Question

Famous relation in physics relates ${}^{\prime }{\text{moving mass}}^{\prime }m$ to the ${}^{\prime }{\text{rest mass}}^{\prime }{m}_{\circ }$ of a particle in terms of its speed $v$ and the speed of light, $c$. (This relation first arose as a consequence of special theory of relativity due to Albert Einstein).
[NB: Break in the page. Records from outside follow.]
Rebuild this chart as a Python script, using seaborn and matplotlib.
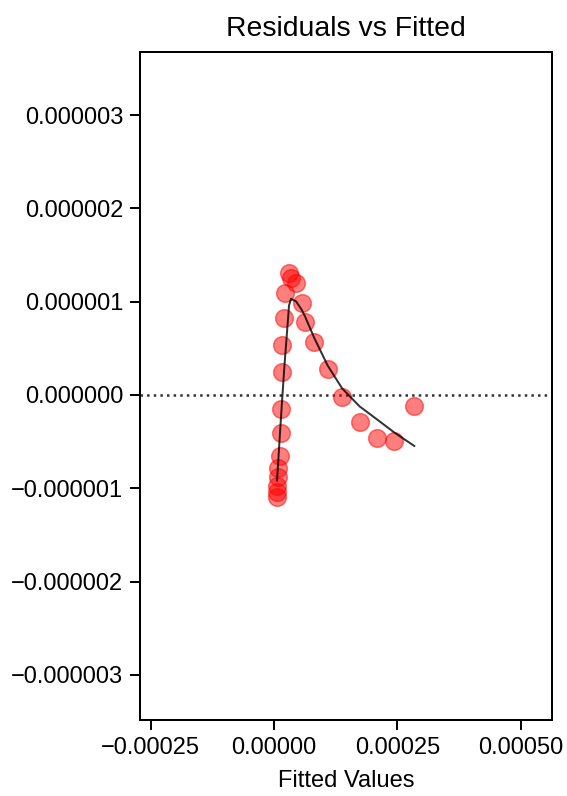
import numpy as np
import pandas as pd
import matplotlib
matplotlib.use("Agg")
import matplotlib.pyplot as plt
import seaborn as sns

# Fitted values and residuals of the model
fitted_values = [
    6.1e-6, 6.1e-6, 6.1e-6, 7.1e-6, 8.1e-6, 12.1e-6, 13.2e-6, 13.2e-6,
    16.2e-6, 16.2e-6, 19.2e-6, 21.3e-6, 30.4e-6, 34.4e-6, 44.5e-6, 55.7e-6,
    62.8e-6, 81.0e-6, 108.3e-6, 137.7e-6, 173.1e-6, 209.5e-6, 242.9e-6, 284.4e-6,
]
residuals = [
    -1.093e-6, -1.040e-6, -0.976e-6, -0.879e-6, -0.783e-6, -0.654e-6, -0.407e-6, -0.145e-6,
    0.247e-6, 0.536e-6, 0.825e-6, 1.093e-6, 1.308e-6, 1.254e-6, 1.195e-6, 0.986e-6,
    0.782e-6, 0.565e-6, 0.279e-6, -0.021e-6, -0.289e-6, -0.466e-6, -0.493e-6, -0.123e-6,
]

x_ticks = [-0.00025, 0.0, 0.00025, 0.0005]
y_ticks = [-3e-6, -2e-6, -1e-6, 0.0, 1e-6, 2e-6, 3e-6]


def lowess(x, y, frac=2 / 3, iters=3):
    """Locally weighted linear smoother with robustness iterations."""
    order = np.argsort(x, kind="mergesort")
    x = np.asarray(x, float)[order]
    y = np.asarray(y, float)[order]
    n = len(x)
    k = int(frac * n + 1e-10)
    robust = np.ones(n)
    smooth = np.zeros(n)
    for _ in range(iters + 1):
        for i in range(n):
            d = np.abs(x - x[i])
            h = np.sort(d)[k - 1]
            u = np.clip(d / h, 0, 1) if h > 0 else (d > 0).astype(float)
            w = (1 - u ** 3) ** 3 * robust
            sw = w.sum()
            xm = (w * x).sum() / sw
            ym = (w * y).sum() / sw
            var = (w * (x - xm) ** 2).sum()
            slope = (w * (x - xm) * (y - ym)).sum() / var if var > 0 else 0.0
            smooth[i] = ym + slope * (x[i] - xm)
        res = y - smooth
        s = np.median(np.abs(res))
        if s == 0:
            break
        u = np.clip(res / (6 * s), -1, 1)
        robust = (1 - u ** 2) ** 2
    return x, smooth


df = pd.DataFrame({"fitted": fitted_values, "resid": residuals})
lx, ly = lowess(df["fitted"].values, df["resid"].values)
smooth_df = pd.DataFrame({"fitted": lx, "resid": ly})

sns.set_style("ticks")
plt.rcParams["font.family"] = ["Liberation Sans", "DejaVu Sans"]
plt.rcParams.update({
    "axes.linewidth": 1.0,
    "axes.edgecolor": "black",
    "text.color": "black",
    "axes.labelcolor": "black",
    "xtick.color": "black",
    "ytick.color": "black",
    "xtick.major.size": 5,
    "ytick.major.size": 5,
    "xtick.major.width": 1.0,
    "ytick.major.width": 1.0,
})

fig = plt.figure(figsize=(567 / 144, 796 / 144), dpi=144)
ax = fig.add_axes([0.247, 0.0955, 0.7265, 0.8392])

sns.scatterplot(data=df, x="fitted", y="resid", ax=ax, color="red", alpha=0.5,
                s=78, edgecolor="red", linewidth=0.75, zorder=2)
ax.axhline(0, ls=":", c=".2", lw=1.25, zorder=1)
sns.lineplot(data=smooth_df, x="fitted", y="resid", ax=ax, color="black",
             alpha=0.8, lw=1.0, estimator=None, sort=True, zorder=3)

ax.set_xlim(-2.713e-4, 5.628e-4)
ax.set_ylim(-3.483e-6, 3.676e-6)
ax.set_xticks(x_ticks)
ax.set_yticks(y_ticks)
ax.ticklabel_format(style="plain", useOffset=False)
ax.tick_params(labelsize=11.8)

ax.set_title("Residuals vs Fitted", fontsize=14.2, pad=8)
ax.set_xlabel("Fitted Values", fontsize=11.8, labelpad=5.5)
ax.set_ylabel("")

fig.savefig("out.png", dpi=144)
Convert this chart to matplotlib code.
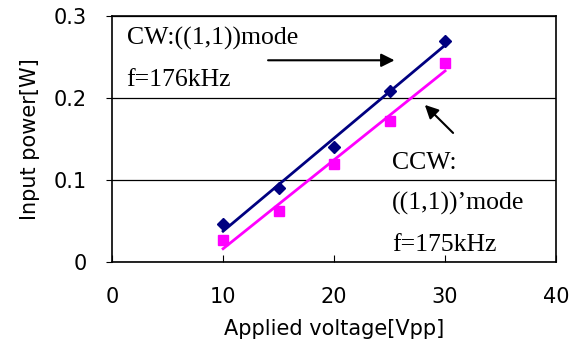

A boy recalls the relation almost correctly but forgets where to put the constant $c$. He writes:

$m=\frac{m_{\circ }}{(1-v^2{)}^{\frac{1}{2}}}$

Guess Where to put the missing $c$.

Answer 1

Given: $m=\frac{m_{\circ }}{(1-v^2{)}^{\frac{1}{2}}}$

Dimension of $m=M^1{L}^0{T}^0$

Dimension of $m_{\circ }=M^1{L}^0{T}^0$

Dimension of $v=M^0{L}^1{T}^{-1}$

Dimension of $v^2=M^1{L}^2{T}^{-2}$

Dimension of $c=M^0{L}^1{T}^{-1}$

The given formula will be dimensionally coreect only when the dimension of $L.H.S$ is the same as that of $R.H.S$. This is only possible when the factor, $(1-v^2{)}^{\frac{1}{2}}$ is dimensionless i.e., $(1-v^2)$ is dimensionless. This is only possible if $v^2$ is divided by $c^2$. Hence, the correct relation is $m=\frac{m_0}{{(1-\frac{v^2}{c^2})}^{\frac{1}{2}}}$.